* **DATA EXCERPT**
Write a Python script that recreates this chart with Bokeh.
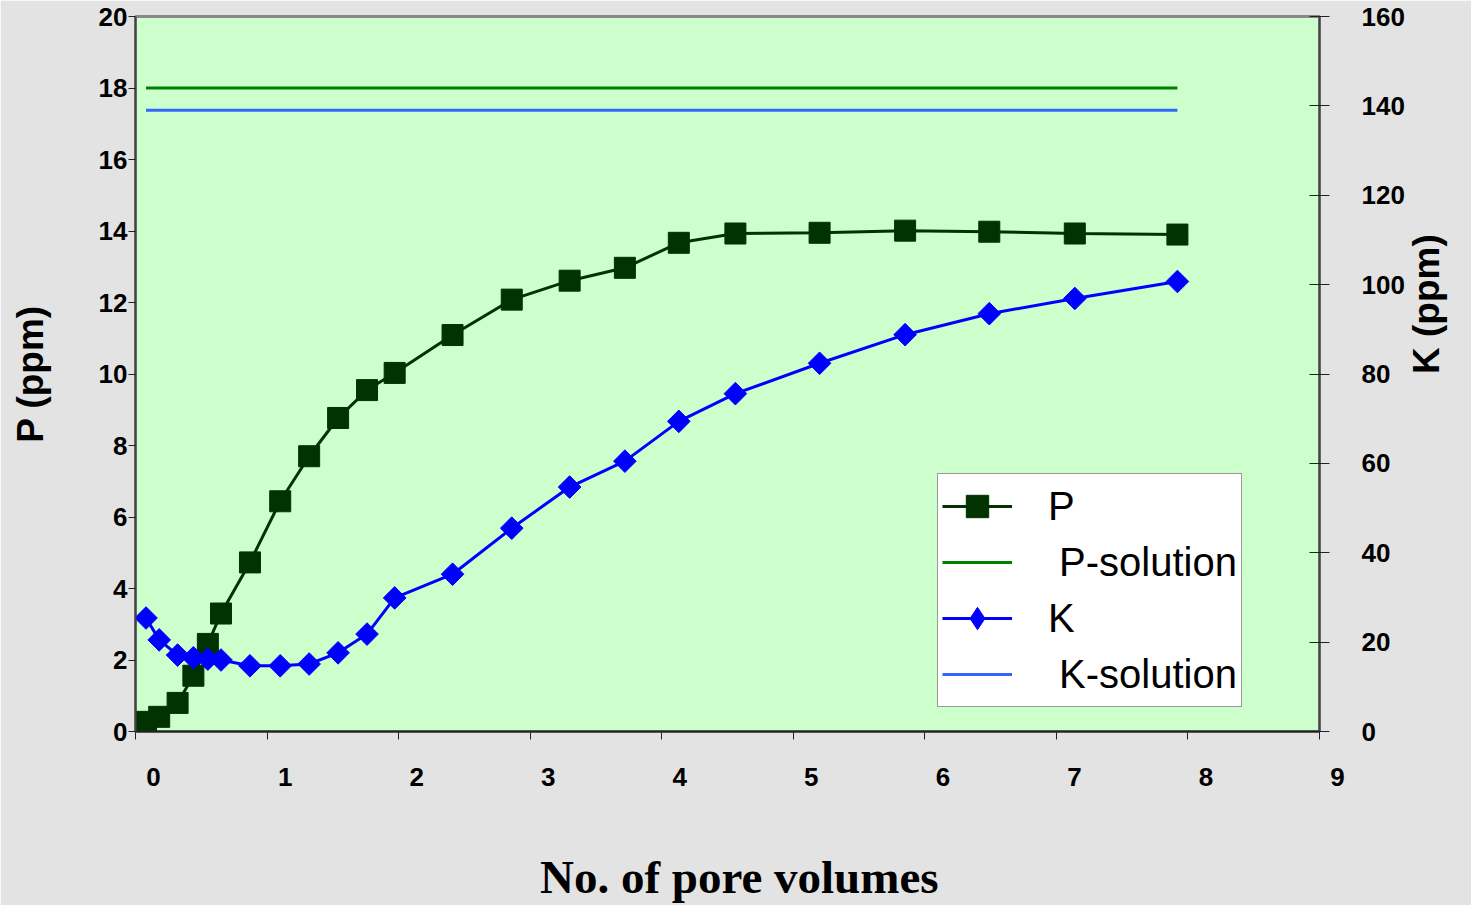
import math
from bokeh.plotting import figure
from bokeh.models import (Range1d, LinearAxis, SingleIntervalTicker, Legend,
                          LegendItem)
from bokeh.embed import file_html
from bokeh.resources import INLINE

# ---- data ----
pore_volumes = [0.08, 0.18, 0.32, 0.44, 0.55, 0.65, 0.87, 1.10, 1.32, 1.54, 1.76, 1.97,
                2.41, 2.86, 3.30, 3.72, 4.13, 4.56, 5.20, 5.85, 6.49, 7.14, 7.92]
p_ppm = [0.27, 0.41, 0.80, 1.56, 2.45, 3.30, 4.73, 6.44, 7.70, 8.77, 9.55, 10.03,
         11.09, 12.08, 12.61, 12.97, 13.67, 13.93, 13.95, 14.01, 13.98, 13.93, 13.90]
k_ppm = [25.4, 20.5, 17.1, 16.5, 16.2, 16.0, 14.7, 14.7, 15.1, 17.6, 21.8, 29.9,
         35.2, 45.5, 54.7, 60.5, 69.4, 75.6, 82.4, 88.8, 93.5, 96.9, 100.7]
p_solution = 18.0
k_solution = 139.0
x_ticks = [0, 1, 2, 3, 4, 5, 6, 7, 8, 9]
legend_labels = ["P", " P-solution", "K", " K-solution"]

FONT = "Liberation Sans"

p = figure(width=1471, height=905, x_range=Range1d(0, 9), y_range=Range1d(0, 20),
           output_backend="svg", toolbar_location=None,
           min_border_left=135, min_border_right=152, min_border_top=16, min_border_bottom=174,
           background_fill_color="#CCFFCC", border_fill_color="#E3E3E3")
p.grid.visible = False
p.outline_line_color = "#888888"
p.outline_line_width = 3

p.extra_y_ranges = {"k": Range1d(0, 160)}

# lines + markers
sol_x = [pore_volumes[0], pore_volumes[-1]]
psol = p.line(sol_x, [p_solution, p_solution], line_color="#008000", line_width=3)
ksol = p.line(sol_x, [k_solution, k_solution], line_color="#3366FF", line_width=3,
              y_range_name="k")
p_line = p.line(pore_volumes, p_ppm, line_color="#003300", line_width=3)
p_sc = p.scatter(pore_volumes, p_ppm, marker="square", size=21, fill_color="#003300",
                 line_color="#003300", line_width=1)
k_line = p.line(pore_volumes, k_ppm, line_color="#0000FF", line_width=3, y_range_name="k")
# diamond glyph for the legend key; drawn beneath the (larger) rotated squares
k_key = p.scatter(pore_volumes, k_ppm, marker="diamond", size=20, fill_color="#0000FF",
                  line_color="#0000FF", line_width=1, y_range_name="k")
k_sc = p.scatter(pore_volumes, k_ppm, marker="square", angle=math.pi / 4, size=16,
                 fill_color="#0000FF", line_color="#0000FF", line_width=1, y_range_name="k")

# axes
xa = p.xaxis[0]
xa.ticker = SingleIntervalTicker(interval=1)
# labels sit to the right of their ticks in the reference
xa.major_label_overrides = {t: "\u00a0" * 5 + str(t) for t in x_ticks}
xa.axis_label = "\u00a0\u00a0No. of pore volumes"
xa.axis_label_text_font = "Liberation Serif"
xa.axis_label_text_font_style = "bold"
xa.axis_label_text_font_size = "47px"
xa.axis_label_text_color = "black"
xa.axis_label_standoff = 56
xa.major_label_text_font = FONT
xa.major_label_text_font_style = "bold"
xa.major_label_text_font_size = "26px"
xa.major_label_text_color = "black"
xa.major_label_standoff = 22
xa.major_tick_in = 0
xa.major_tick_out = 8
xa.minor_tick_line_color = None
xa.axis_line_color = "#222222"
xa.axis_line_width = 2
xa.major_tick_line_color = "#222222"
xa.major_tick_line_width = 1

ya = p.yaxis[0]
ya.ticker = SingleIntervalTicker(interval=2)
ya.axis_label = "P (ppm)"
ya.axis_label_text_font = FONT
ya.axis_label_text_font_style = "bold"
ya.axis_label_text_font_size = "37px"
ya.axis_label_text_color = "black"
ya.axis_label_standoff = 45
ya.major_label_text_font = FONT
ya.major_label_text_font_style = "bold"
ya.major_label_text_font_size = "26px"
ya.major_label_text_color = "black"
ya.major_label_standoff = 1
ya.major_tick_in = 0
ya.major_tick_out = 7
ya.minor_tick_line_color = None
ya.axis_line_color = "#444444"
ya.axis_line_width = 2
ya.major_tick_line_color = "#222222"

ra = LinearAxis(y_range_name="k", ticker=SingleIntervalTicker(interval=20))
ra.axis_label = "K (ppm)"
ra.axis_label_text_font = FONT
ra.axis_label_text_font_style = "bold"
ra.axis_label_text_font_size = "37px"
ra.axis_label_text_color = "black"
ra.axis_label_standoff = 19
try:
    ra.axis_label_orientation = math.pi / 2
except Exception:
    pass
ra.major_label_text_font = FONT
ra.major_label_text_font_style = "bold"
ra.major_label_text_font_size = "26px"
ra.major_label_text_color = "black"
ra.major_label_standoff = 32
ra.major_tick_in = 10
ra.major_tick_out = 10
ra.minor_tick_line_color = None
ra.axis_line_color = "#444444"
ra.axis_line_width = 2
ra.major_tick_line_color = "#222222"
p.add_layout(ra, "right")

legend = Legend(items=[
    LegendItem(label=legend_labels[0], renderers=[p_line, p_sc]),
    LegendItem(label=legend_labels[1], renderers=[psol]),
    LegendItem(label=legend_labels[2], renderers=[k_line, k_key]),
    LegendItem(label=legend_labels[3], renderers=[ksol]),
], location=(802, 24))
legend.border_line_color = "#333333"
legend.border_line_width = 1
legend.background_fill_color = "white"
legend.background_fill_alpha = 1
legend.label_text_font = FONT
legend.label_text_font_size = "40px"
legend.label_text_color = "black"
legend.glyph_width = 70
legend.glyph_height = 56
legend.label_standoff = 36
legend.padding = 4
legend.spacing = 0
legend.margin = 0
p.add_layout(legend)

open("out.html", "w").write(file_html(p, INLINE))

* **PROBLEM STATEMENT**
Make an exact copy of the data, leaving its pictures out.

* **CORRECT RESPONSE**
Write a Python script that recreates this chart with Bokeh.
import math
from bokeh.plotting import figure
from bokeh.models import (Range1d, LinearAxis, SingleIntervalTicker, Legend,
                          LegendItem)
from bokeh.embed import file_html
from bokeh.resources import INLINE

# ---- data ----
pore_volumes = [0.08, 0.18, 0.32, 0.44, 0.55, 0.65, 0.87, 1.10, 1.32, 1.54, 1.76, 1.97,
                2.41, 2.86, 3.30, 3.72, 4.13, 4.56, 5.20, 5.85, 6.49, 7.14, 7.92]
p_ppm = [0.27, 0.41, 0.80, 1.56, 2.45, 3.30, 4.73, 6.44, 7.70, 8.77, 9.55, 10.03,
         11.09, 12.08, 12.61, 12.97, 13.67, 13.93, 13.95, 14.01, 13.98, 13.93, 13.90]
k_ppm = [25.4, 20.5, 17.1, 16.5, 16.2, 16.0, 14.7, 14.7, 15.1, 17.6, 21.8, 29.9,
         35.2, 45.5, 54.7, 60.5, 69.4, 75.6, 82.4, 88.8, 93.5, 96.9, 100.7]
p_solution = 18.0
k_solution = 139.0
x_ticks = [0, 1, 2, 3, 4, 5, 6, 7, 8, 9]
legend_labels = ["P", " P-solution", "K", " K-solution"]

FONT = "Liberation Sans"

p = figure(width=1471, height=905, x_range=Range1d(0, 9), y_range=Range1d(0, 20),
           output_backend="svg", toolbar_location=None,
           min_border_left=135, min_border_right=152, min_border_top=16, min_border_bottom=174,
           background_fill_color="#CCFFCC", border_fill_color="#E3E3E3")
p.grid.visible = False
p.outline_line_color = "#888888"
p.outline_line_width = 3

p.extra_y_ranges = {"k": Range1d(0, 160)}

# lines + markers
sol_x = [pore_volumes[0], pore_volumes[-1]]
psol = p.line(sol_x, [p_solution, p_solution], line_color="#008000", line_width=3)
ksol = p.line(sol_x, [k_solution, k_solution], line_color="#3366FF", line_width=3,
              y_range_name="k")
p_line = p.line(pore_volumes, p_ppm, line_color="#003300", line_width=3)
p_sc = p.scatter(pore_volumes, p_ppm, marker="square", size=21, fill_color="#003300",
                 line_color="#003300", line_width=1)
k_line = p.line(pore_volumes, k_ppm, line_color="#0000FF", line_width=3, y_range_name="k")
# diamond glyph for the legend key; drawn beneath the (larger) rotated squares
k_key = p.scatter(pore_volumes, k_ppm, marker="diamond", size=20, fill_color="#0000FF",
                  line_color="#0000FF", line_width=1, y_range_name="k")
k_sc = p.scatter(pore_volumes, k_ppm, marker="square", angle=math.pi / 4, size=16,
                 fill_color="#0000FF", line_color="#0000FF", line_width=1, y_range_name="k")

# axes
xa = p.xaxis[0]
xa.ticker = SingleIntervalTicker(interval=1)
# labels sit to the right of their ticks in the reference
xa.major_label_overrides = {t: "\u00a0" * 5 + str(t) for t in x_ticks}
xa.axis_label = "\u00a0\u00a0No. of pore volumes"
xa.axis_label_text_font = "Liberation Serif"
xa.axis_label_text_font_style = "bold"
xa.axis_label_text_font_size = "47px"
xa.axis_label_text_color = "black"
xa.axis_label_standoff = 56
xa.major_label_text_font = FONT
xa.major_label_text_font_style = "bold"
xa.major_label_text_font_size = "26px"
xa.major_label_text_color = "black"
xa.major_label_standoff = 22
xa.major_tick_in = 0
xa.major_tick_out = 8
xa.minor_tick_line_color = None
xa.axis_line_color = "#222222"
xa.axis_line_width = 2
xa.major_tick_line_color = "#222222"
xa.major_tick_line_width = 1

ya = p.yaxis[0]
ya.ticker = SingleIntervalTicker(interval=2)
ya.axis_label = "P (ppm)"
ya.axis_label_text_font = FONT
ya.axis_label_text_font_style = "bold"
ya.axis_label_text_font_size = "37px"
ya.axis_label_text_color = "black"
ya.axis_label_standoff = 45
ya.major_label_text_font = FONT
ya.major_label_text_font_style = "bold"
ya.major_label_text_font_size = "26px"
ya.major_label_text_color = "black"
ya.major_label_standoff = 1
ya.major_tick_in = 0
ya.major_tick_out = 7
ya.minor_tick_line_color = None
ya.axis_line_color = "#444444"
ya.axis_line_width = 2
ya.major_tick_line_color = "#222222"

ra = LinearAxis(y_range_name="k", ticker=SingleIntervalTicker(interval=20))
ra.axis_label = "K (ppm)"
ra.axis_label_text_font = FONT
ra.axis_label_text_font_style = "bold"
ra.axis_label_text_font_size = "37px"
ra.axis_label_text_color = "black"
ra.axis_label_standoff = 19
try:
    ra.axis_label_orientation = math.pi / 2
except Exception:
    pass
ra.major_label_text_font = FONT
ra.major_label_text_font_style = "bold"
ra.major_label_text_font_size = "26px"
ra.major_label_text_color = "black"
ra.major_label_standoff = 32
ra.major_tick_in = 10
ra.major_tick_out = 10
ra.minor_tick_line_color = None
ra.axis_line_color = "#444444"
ra.axis_line_width = 2
ra.major_tick_line_color = "#222222"
p.add_layout(ra, "right")

legend = Legend(items=[
    LegendItem(label=legend_labels[0], renderers=[p_line, p_sc]),
    LegendItem(label=legend_labels[1], renderers=[psol]),
    LegendItem(label=legend_labels[2], renderers=[k_line, k_key]),
    LegendItem(label=legend_labels[3], renderers=[ksol]),
], location=(802, 24))
legend.border_line_color = "#333333"
legend.border_line_width = 1
legend.background_fill_color = "white"
legend.background_fill_alpha = 1
legend.label_text_font = FONT
legend.label_text_font_size = "40px"
legend.label_text_color = "black"
legend.glyph_width = 70
legend.glyph_height = 56
legend.label_standoff = 36
legend.padding = 4
legend.spacing = 0
legend.margin = 0
p.add_layout(legend)

open("out.html", "w").write(file_html(p, INLINE))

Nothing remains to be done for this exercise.